Nach seiner Rückkehr war er für 33 Jahre Bischof von Raska-Prizren im Kosovo - bis zum 1. Dezember 1990, seiner Wahl zum «Erzbischof von Pec, Metropoliten von Belgrad-Karlovci und serbischen Patriarchen», so der volle Titel. Mit der Absetzung seines Vorgängers German - wegen «fehlender Volksnähe» - wurde Pavle der 44. Nachfolger des heiligen Sava auf dem serbischen Patriarchenstuhl.

Berühmt und gerühmt waren über die Konfessionsgrenzen hinaus Pavles einfacher Lebensstil und seine Bescheidenheit. So ging der Patriarch möglichst viele Weg zu Fuß oder legte sie mit öffentlichen Verkehrsmitteln zurück. Auf die Frage, warum er kein Auto wolle, meinte er einmal, er werde erst eines kaufen, wenn jeder Haushalt im Kosovo eines habe.

Pavle I. trat für ein demokratisches System ein - und pflegte gleichzeitig ein enges Verhältnis zum serbischen Erbprinzen Aleksandar Karadjordjevic, dem Sohn des letzten jugoslawischen Königs Peter II., der 2001 nach Belgrad zurückkehren konnte. So verwunderte es nicht, dass sich das serbische Kirchenoberhaupt im November 2003 für eine konstitutionelle parlamentarische Monarchie in Serbien-Montenegro aussprach. Alle europäischen Demokratien, die das System der parlamentarischen Monarchie bewahrt hätten, seien Beispiele «fortschrittlicher Staaten» und «echter Demokratie».

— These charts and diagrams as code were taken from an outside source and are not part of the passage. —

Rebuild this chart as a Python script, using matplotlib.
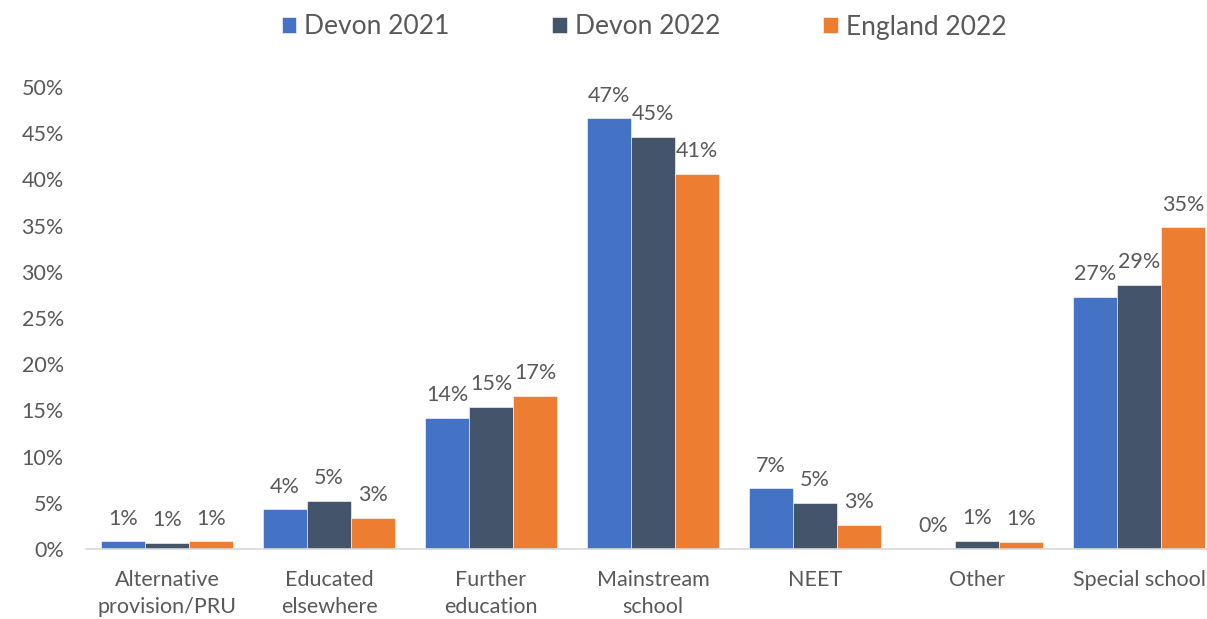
import numpy as np
import matplotlib
matplotlib.use("Agg")
import matplotlib.pyplot as plt
from matplotlib.ticker import PercentFormatter

categories = ["Alternative\nprovision/PRU", "Educated\nelsewhere", "Further\neducation",
              "Mainstream\nschool", "NEET", "Other", "Special school"]
series_names = ["Devon 2021", "Devon 2022", "England 2022"]
devon_2021 = [0.85, 4.3, 14.2, 46.6, 6.6, 0.0, 27.3]
devon_2022 = [0.65, 5.2, 15.4, 44.6, 5.0, 0.9, 28.6]
england_2022 = [0.85, 3.4, 16.6, 40.6, 2.6, 0.8, 34.8]

colors = ["#4472C4", "#44546A", "#ED7D31"]
text_col = "#595959"

plt.rcParams['font.family'] = ['Lato', 'DejaVu Sans']

fig = plt.figure(figsize=(12.07, 6.19), dpi=100)
ax = fig.add_axes([0.0713, 0.1131, 0.9395, 0.7464])

x = np.arange(len(categories))
w = 0.272
data = [devon_2021, devon_2022, england_2022]
for i, (name, vals) in enumerate(zip(series_names, data)):
    pos = x + (i - 1) * w
    ax.bar(pos, vals, width=w, color=colors[i], label=name,
           edgecolor="white", linewidth=0.4)
    for xp, v in zip(pos, vals):
        ax.annotate(f"{v:.0f}%", (xp, v), xytext=(0, 9), textcoords="offset points",
                    ha="center", va="bottom", fontsize=15.5, color=text_col)

ax.set_xlim(-0.5, len(categories) - 0.5)
ax.set_ylim(0, 50)
ax.set_yticks(np.arange(0, 51, 5))
ax.yaxis.set_major_formatter(PercentFormatter(decimals=0))
ax.set_xticks(x)
ax.set_xticklabels(categories, fontsize=15.5, color=text_col, linespacing=1.45)
ax.tick_params(axis="y", labelsize=15.5, labelcolor=text_col, length=0, pad=16)
ax.tick_params(axis="x", length=0, pad=15)
for s in ["top", "right", "left"]:
    ax.spines[s].set_visible(False)
ax.spines["bottom"].set_color("#D9D9D9")
ax.spines["bottom"].set_linewidth(1.2)

fig.legend(loc="center", bbox_to_anchor=(644 / 1207, 1 - 27 / 619),
           ncol=3, frameon=False, fontsize=19, labelcolor=text_col,
           handlelength=0.55, handleheight=0.55, handletextpad=0.3, columnspacing=3.9)

plt.savefig("out.png", dpi=100)
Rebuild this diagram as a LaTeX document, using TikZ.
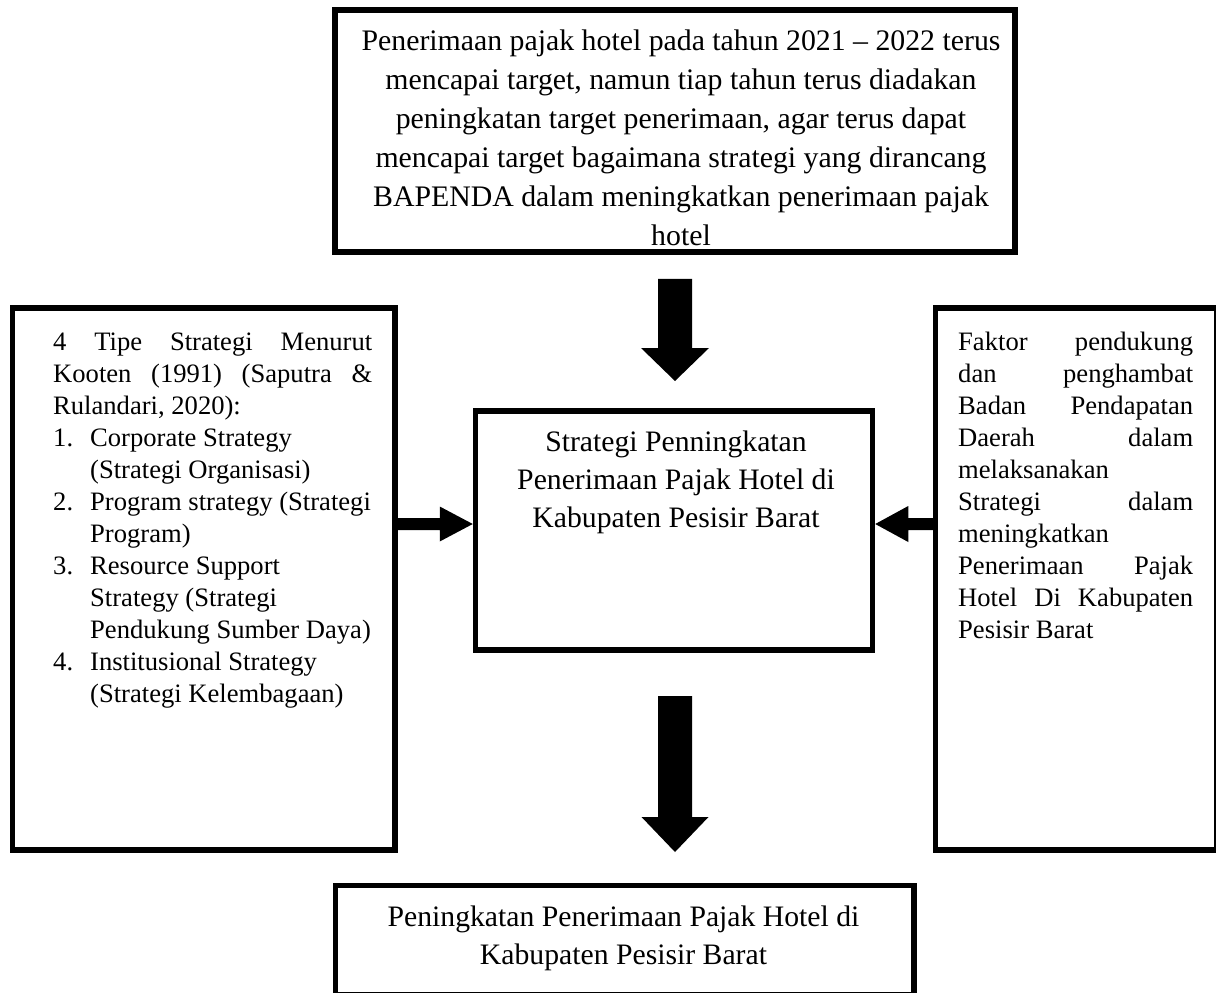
\documentclass[tikz,border=0pt]{standalone}
\usepackage{fontspec}
\setmainfont{Liberation Serif}
\usetikzlibrary{calc}
\newcommand{\BlockArr}[5]{%
  \path (#1) coordinate (ba-s) (#2) coordinate (ba-e);
  \path ($(ba-e)!#5!(ba-s)$) coordinate (ba-h);
  \fill ($(ba-s)!#3!90:(ba-e)$) -- ($(ba-h)!#3!90:(ba-e)$) -- ($(ba-h)!#4!90:(ba-e)$) -- (ba-e)
     -- ($(ba-h)!#4!-90:(ba-e)$) -- ($(ba-h)!#3!-90:(ba-e)$) -- ($(ba-s)!#3!-90:(ba-e)$) -- cycle;}
\begin{document}
\begin{tikzpicture}[x=1pt,y=1pt,
  frame/.style={draw, line width=5.5pt, rectangle, inner sep=0pt},
  bigtext/.style={inner sep=0pt, anchor=north, align=center, font=\fontsize{29.7}{38.2}\selectfont},
  sidetext/.style={inner sep=0pt, anchor=north west, align=left, font=\fontsize{26.6}{32}\selectfont}]
\useasboundingbox (0,0) rectangle (1216,-993);
% texts
\node[bigtext, font=\fontsize{29.8}{39}\selectfont] (toptext) at (681,-22.7) {\strut Penerimaan pajak hotel pada tahun 2021 – 2022 terus\\
mencapai target, namun tiap tahun terus diadakan\\
peningkatan target penerimaan, agar terus dapat\\
mencapai target bagaimana strategi yang dirancang\\
BAPENDA dalam meningkatkan penerimaan pajak\\
hotel};
\node[bigtext] (midtext) at (676,-424.26) {\strut Strategi Penningkatan\\ Penerimaan Pajak Hotel di\\ Kabupaten Pesisir Barat};
\node[bigtext] (bottext) at (623.5,-899.26) {\strut Peningkatan Penerimaan Pajak Hotel di\\ Kabupaten Pesisir Barat};
\node[sidetext] (lefttext) at (53,-327.6) {\strut\hbox to 319pt{4 \hfill Tipe \hfill Strategi \hfill Menurut}\\
\hbox to 319pt{Kooten \hfill (1991) \hfill (Saputra \hfill \&}\\
Rulandari, 2020):\\
\makebox[37pt][l]{1.}Corporate Strategy\\
\hspace*{37pt}(Strategi Organisasi)\\
\makebox[37pt][l]{2.}Program strategy (Strategi\\
\hspace*{37pt}Program)\\
\makebox[37pt][l]{3.}Resource Support\\
\hspace*{37pt}Strategy (Strategi\\
\hspace*{37pt}Pendukung Sumber Daya)\\
\makebox[37pt][l]{4.}Institusional Strategy\\
\hspace*{37pt}(Strategi Kelembagaan)};
\node[sidetext] (righttext) at (958,-327.6) {\strut\hbox to 235pt{Faktor \hfill pendukung}\\
\hbox to 235pt{dan \hfill penghambat}\\
\hbox to 235pt{Badan \hfill Pendapatan}\\
\hbox to 235pt{Daerah \hfill dalam}\\
melaksanakan\\
\hbox to 235pt{Strategi \hfill dalam}\\
meningkatkan\\
\hbox to 235pt{Penerimaan \hfill Pajak}\\
\hbox to 235pt{Hotel \hfill Di \hfill Kabupaten}\\
Pesisir Barat};
% boxes
\node[frame, minimum width=680pt, minimum height=242pt] (topbox) at (675,-131) {};
\node[frame, minimum width=382.5pt, minimum height=542pt] (leftbox) at (203.75,-579) {};
\node[frame, minimum width=281.5pt, minimum height=542pt] (rightbox) at (1076.25,-579) {};
\node[frame, minimum width=397pt, minimum height=239pt] (midbox) at (674,-530.5) {};
\node[frame, minimum width=578.5pt, minimum height=109.5pt] (botbox) at (624.75,-940.25) {};
% arrows
\coordinate (row) at (0,-524);
\coordinate (dnA) at ($(midbox.south)+(1,-43.25)$);
\coordinate (dnB) at ($(dnA |- botbox.north)+(0,30.75)$);
\BlockArr{$(topbox.south)+(0,-24)$}{$(midbox.north)+(1,27.25)$}{17pt}{34pt}{33pt}
\BlockArr{dnA}{dnB}{17pt}{33.5pt}{35pt}
\BlockArr{leftbox.east |- row}{midbox.west |- row}{6pt}{17.5pt}{33pt}
\BlockArr{rightbox.west |- row}{midbox.east |- row}{6pt}{18pt}{33pt}
\end{tikzpicture}
\end{document}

Nicht mehr gelungen ist Pavle I. eine Aussöhnung mit der mazedonischen Orthodoxie, die sich 1967 von Belgrad für unabhängig erklärte. Die serbische Kirche akzeptiert die Abspaltung bis heute nicht. Von seiner ökumenisch offenen Haltung ließ sich der Patriarch bis zuletzt nicht abbringen. Mehrmals erklärte er sich bereit, Papst Johannes Paul II. (1978-2005) in Belgrad zu empfangen - die Begegnung kam nicht zustande.

In den kommenden Wochen hat die serbisch-orthodoxe Kirchenleitung nun ein neues Oberhaupt von rund 7,5 Millionen Gläubigen zu wählen - und damit auch ihren weiteren politischen Kurs zu bestimmen. Bereits Ende 2007 erhielt Pavle I. mit Metropolit Amfilohije von Montenegro und Primorje (71) einen sogenannten Vikar zur Unterstützung. Nach dem serbisch-orthodoxen Kirchenrecht bedeutet das keine Vorentscheidung für die Nachfolge. Ein aussichtsreicher Kandidat dürfte der als nationalkonservativ geltende Amfilohije dennoch sein.